Article
Public Health

It’s not Just Numbers: Nutrition Information as Cultural Contaminant

Date: 2013
Author: Pierrick Gomez, Carlos J. Torelli
Contributor: eb™ Research Team

France is worldwide known all over the world for its passion for cooking to such an extent that the French gastronomic meal has been recently declared as a world intangible heritage (UNESCO 2010). However, despite its world renowned reputation, the French food model suffers from relative isolation. The hedonistic approach to food is far to be shared by all cultures. For example, in the United States, food choices are mainly driven by utilitarian concerns in which health holds a central place (Rozin, Remick, and Fischler 2011).
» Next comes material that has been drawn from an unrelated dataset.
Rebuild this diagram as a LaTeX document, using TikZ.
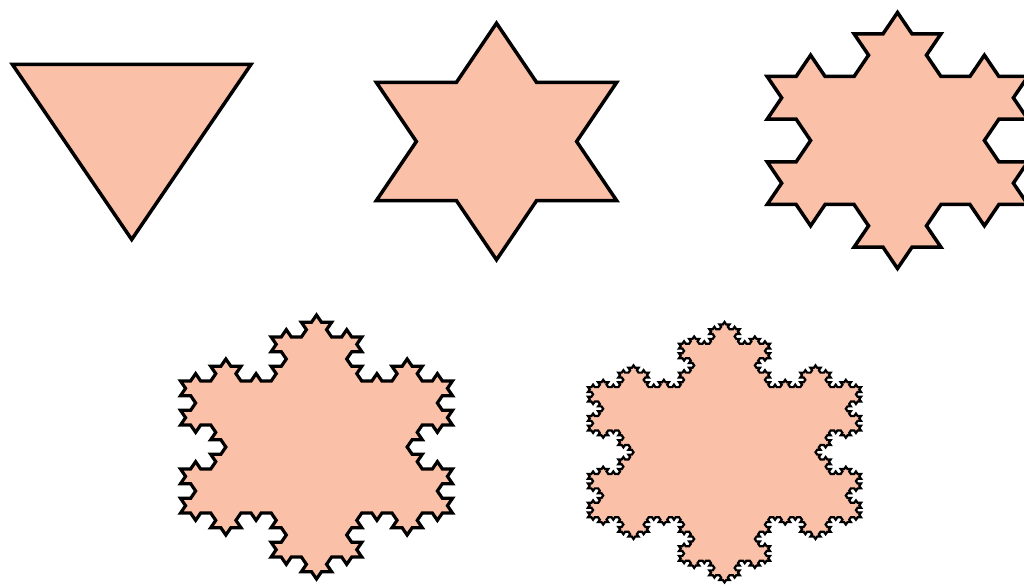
\documentclass[tikz,border=0pt]{standalone}
\definecolor{salmonfill}{RGB}{251,192,168}
\tikzset{flake/.style={fill=salmonfill, draw=black, line width=#1, line join=miter}}
\newcommand\kochseg[5]{%
  \ifnum#1=0
    \xdef\kpath{\kpath -- (\fpeval{round(#4,5)},\fpeval{round(#5,5)})}%
  \else
    \begingroup
      \edef\kax{\fpeval{(2*(#2)+(#4))/3}}%
      \edef\kay{\fpeval{(2*(#3)+(#5))/3}}%
      \edef\kbx{\fpeval{((#2)+2*(#4))/3}}%
      \edef\kby{\fpeval{((#3)+2*(#5))/3}}%
      \edef\kpx{\fpeval{\kax+0.5*(\kbx-\kax)-sqrt(3)/2*(\kby-\kay)}}%
      \edef\kpy{\fpeval{\kay+sqrt(3)/2*(\kbx-\kax)+0.5*(\kby-\kay)}}%
      \edef\km{\the\numexpr#1-1\relax}%
      \edef\kx{\noexpand\kochseg{\km}{#2}{#3}{\kax}{\kay}%
        \noexpand\kochseg{\km}{\kax}{\kay}{\kpx}{\kpy}%
        \noexpand\kochseg{\km}{\kpx}{\kpy}{\kbx}{\kby}%
        \noexpand\kochseg{\km}{\kbx}{\kby}{#4}{#5}}%
    \expandafter\endgroup\kx
  \fi}
\newcommand\makeflake[1]{%
  \gdef\kpath{}%
  \kochseg{#1}{-0.8660254037844386}{0.5}{0.8660254037844386}{0.5}%
  \kochseg{#1}{0.8660254037844386}{0.5}{0}{-1}%
  \kochseg{#1}{0}{-1}{-0.8660254037844386}{0.5}%
}
% #1 level, #2 cx, #3 cy, #4 R, #5 R*k, #6 line width
\newcommand\drawflake[6]{%
  \makeflake{#1}%
  \edef\kcmd{\noexpand\path[flake=#6, shift={(#2,#3)}, xscale=#4, yscale=-#5]
    (-0.86603,0.5) \kpath -- cycle;}%
  \kcmd}
\begin{document}
\begin{tikzpicture}[x=1pt,y=-1pt]
\fill[white] (0,0) rectangle (1024,585);
\useasboundingbox (0,0) rectangle (1024,585);
\clip (0,0) rectangle (1024,585);
\drawflake{0}{131.7}{122.8}{137.7}{116.7}{3.5pt}
\drawflake{1}{496.5}{141.5}{138.8}{118.3}{3.5pt}
\drawflake{2}{897.5}{140.5}{150.5}{128}{3.5pt}
\drawflake{3}{316.5}{447}{157}{132}{3.2pt}
\drawflake{4}{724.5}{452.2}{157.6}{130.2}{2.2pt}
\end{tikzpicture}
\end{document}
Based on this utilitarianistic view of eating, many Western countries have established public health plans in order to increase health-conscious food choices. France does not escape this process of food utilitarianization. By introducing the National Nutrition and Health Program in 2001, the French ministry of health hoped to improve the health of the French population. Thus, French consumers are encouraged to place a greater emphasis on the relationship between their food choices and overall health. There is reason to believe that this focus on the utilitarian aspects of eating may decrease the French cultural enthusiasm for food. For instance, the French start to consider food more as a basic necessity than a pleasure (Hébel 2008). Borrowing from recent research on the social psychology of globalization and on the effects of cultural mixing (Morris, Mok, and Mor 2011; Torelli et al. 2011), we argue that these attempts to enforce healthy eating can be perceived by French consumers as something that is both foreign to their culture and symbolic of utilitarian values that are inconsistent with the Frenchness of food enjoyment. In this research, we focused on the case of nutrition information because this is one of the most visible and noticeable aspects of public health plans designed to fight obesity. Indeed, in France, most food items display nutrition information (Storcksdieck genannt Bonsmann et al. 2010).